Deadly cost of for-profit health care
IF ANY more evidence is needed that the U.S. health care system is failing, consider this: The U.S. recently placed 29th in infant mortality, out of 37 industrial nations surveyed in a study released by the U.S. Centers for Disease Control and Prevention (CDC). The U.S. is behind Singapore (number one), Canada (number 24), Cuba (number 27), and tied with Poland and Slovakia.
Although absolute infant mortality rates have been declining, the U.S. has been falling behind relative to other countries for over 40 years. In 1960, it ranked 12th in the world, and in 1990, it ranked 23rd, according to the CDC report.
The CDC also notes that infant mortality among non-Hispanic Black women is 2.4 times higher than it is among non-Hispanic white women. If non-Hispanic Black women were ranked as a nation of their own, they would come out next-to-last on the international list, only somewhat better than Romania.
Don't look for good news at the other end of the life cycle either. The U.S. is 38th (out of 195) in overall life expectancy according to the UN, in a virtual tie with Cuba, and behind the leader, Japan, by 4.4 years overall.
In order to attain these rather mediocre outcomes, the profit-based U.S. health care system requires an estimated 16 percent of the gross domestic product, (or about 20 percent of each household's budget), twice as much as countries like France, Germany or Canada, where overall health outcomes are superior to those in the U.S. Fifteen percent of the U.S. population, or about 45 million people, are without any medical coverage, and that figure is growing.
Much of the U.S. health care budget is wasted on non-productive advertising and administrative costs. According to a 2003 article in the New England Journal of Medicine, administration was estimated to consume 31 percent of U.S. health care expenditures. This amounts to almost $295 billion each year, or about $1,000 per capita, about twice the per capita administrative costs in Canada.
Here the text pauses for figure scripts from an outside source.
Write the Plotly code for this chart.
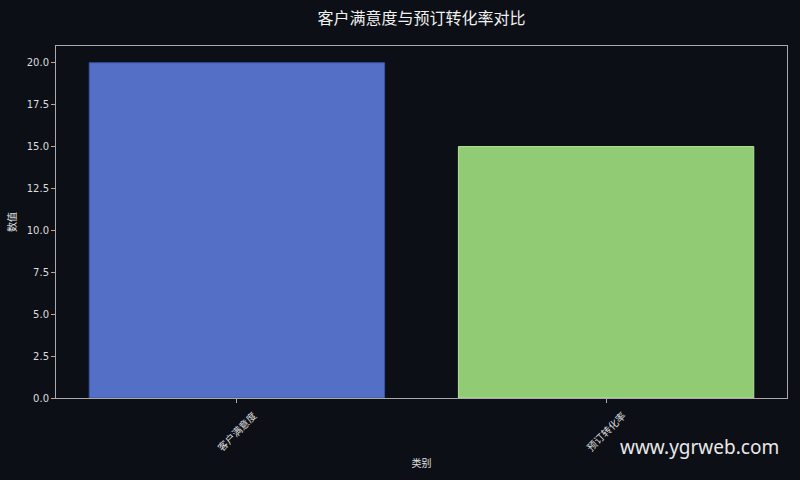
import plotly.graph_objects as go

categories = ["客户满意度", "预订转化率"]
values = [20, 15]
bar_colors = ["#5470c6", "#91cc75"]
edge_colors = ["#3a55a8", "#b5e39c"]

BG = "#0c0f16"
FONT = "Noto Sans CJK SC, DejaVu Sans, sans-serif"

fig = go.Figure()
fig.add_trace(go.Bar(
    x=categories,
    y=values,
    width=0.8,
    marker=dict(color=bar_colors, line=dict(color=edge_colors, width=1)),
))

fig.update_layout(
    width=800,
    height=480,
    paper_bgcolor=BG,
    plot_bgcolor=BG,
    margin=dict(l=56, r=13, t=46, b=82),
    showlegend=False,
    font=dict(family=FONT, color="#e0e0e0", size=10),
    title=dict(
        text="客户满意度与预订转化率对比",
        xref="paper", x=0.5, xanchor="center",
        y=0.962, yanchor="middle",
        font=dict(size=16, color="#f0f0f0"),
    ),
)
fig.update_xaxes(
    range=[-0.49, 1.49],
    tickangle=-45,
    ticklabelshift=17,
    ticklabelstandoff=3,
    ticks="outside", ticklen=4, tickcolor="#aaaaaa",
    showgrid=False, zeroline=False,
    showline=True, linecolor="#aaaaaa", linewidth=1, mirror=True,
    title=dict(text="类别", font=dict(size=10), standoff=6),
    tickfont=dict(size=10, color="#dddddd"),
)
fig.update_yaxes(
    range=[0, 21],
    dtick=2.5, tickformat=".1f",
    ticks="outside", ticklen=4, tickcolor="#aaaaaa",
    showgrid=False, zeroline=False,
    showline=True, linecolor="#aaaaaa", linewidth=1, mirror=True,
    title=dict(text="数值", font=dict(size=10), standoff=8),
    tickfont=dict(size=10, color="#dddddd", family="DejaVu Sans, sans-serif"),
)

# 水印
fig.add_annotation(
    text="www.ygrweb.com",
    xref="paper", yref="paper",
    x=0.992, y=-0.14, xanchor="right", yanchor="middle",
    showarrow=False,
    font=dict(family="Noto Sans, sans-serif", size=19, color="#e8e8e8"),
)

fig.write_html(
    "out.html",
    config={"displayModeBar": False},
    post_script="document.body.style.margin='0';document.body.style.background='#0c0f16';",
)
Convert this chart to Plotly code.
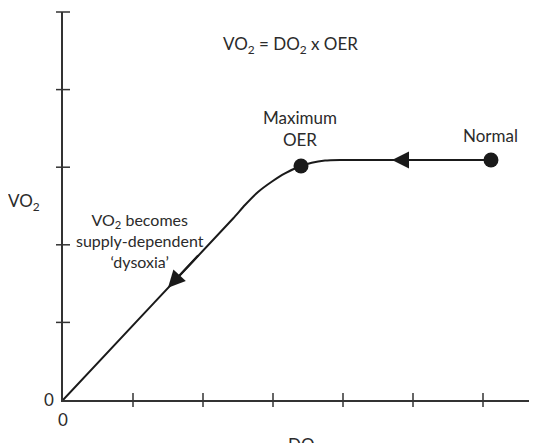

The sorry state of the U.S. health care system is hardly a secret, of course. In the current election cycle, both of the major party presidential candidates have proposed changes.
The McCain proposal, effectively a neoliberal tax swindle, has been described in a recent article in the New England Journal of Medicine as '"the McCain plan for health insecurity," whose "central purpose is to reduce the role of insurance and make Americans pay a larger part of their health care bills out of pocket."
The Obama plan at least promises to extend coverage to most uninsured Americans. But without addressing the profit-based inefficiencies in the system, the Obama campaign estimates that an additional $65 billion will be required to fully implement his plan. After spending over $1 trillion (and counting) to bail out the bankers, will this money be left to improve heath care (and subsidize the insurance and drug companies)?
Decent health care should be a human right, not a source of profit. The solution is obvious--a single-payer system that cuts out the insurance parasites. What we need is a movement strong enough to fight for, and win, this elementary right.